Eventually, I let myself keep the Recon account and nervously started chatting with others. The community seemed too far and spaced out to really dig deep, but I just wanted to know what it felt like to be submissive even if I was just chatting. The itch was there and it felt like I was in the closet all over again.
After a few weeks, funnily enough I was able to approach and strike up a conversation with Sir Erik. We talked for weeks and for once I was finally able to connect with someone who understood my disposition. I remember one of the first things he told me was that he would never judge my submissiveness or interests and that I should just be me. It felt like I was letting go of a breath I had been holding for a long time. I took the plunge and this led up to me quite literally shaking as I walked into a coffee shop to meet my soon-to-be Sir first time and the rest is history.
It’s funny because whereas before I had struggled in making a Tumblr account before, I had now been ordered to. I suppose that took some of the weight off of my shoulders. Immediately, I was quite surprised by how approachable people were on here. They weren’t the big bad monsters I had pictured them to be beforehand and I was able to make friends in @indecisiveboy, @realworldsubmissive, @realworlddominant, and more.

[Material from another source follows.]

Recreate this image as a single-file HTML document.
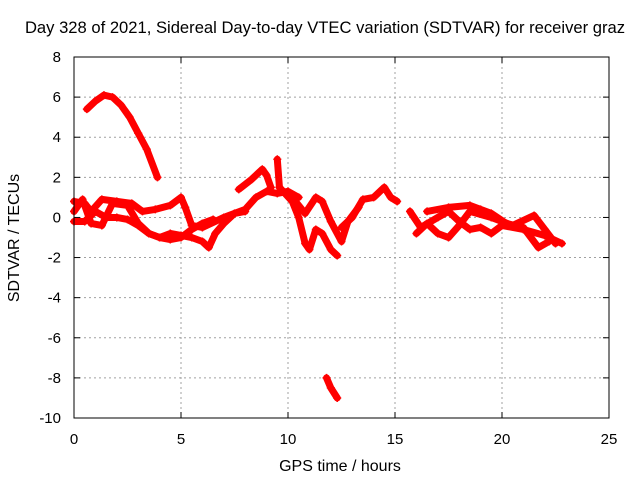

Really what Tumblr did was open my eyes to the community as a whole. It painted a picture that there are friends and relationships to have in this scene and that there was nothing to be afraid of. I saw others sharing advice. I saw others sharing experiences. I saw others keeping each other safe on a global scale. I think the community here has had a fundamental piece in shaping my idea of the scene and growing my confidence as the leather boy I am today.
I’m sad to see it go as its been starting to feel rather homey. It is extremely unfortunate that the platform we helped thrive through our community has decided to commit suicide rather than host us. May our internet traffic be taken elsewhere. As of now Sir Erik and I do not know if and where we will be moving. Updates to come.
So instead of thanking Tumblr for wronging us, I would like to thank the community for accepting me this year and making me feel at home, I would like to thank the new friends I have made for being here, and I would like to thank Sir for expertly mentoring and guiding me to this point.
To conclude and mark my progress to this date, I have received Sir Erik’s consideration collar as of 7/28/2018. It has been my biggest accomplishment in this scene and a mark for our relationship. I am proud.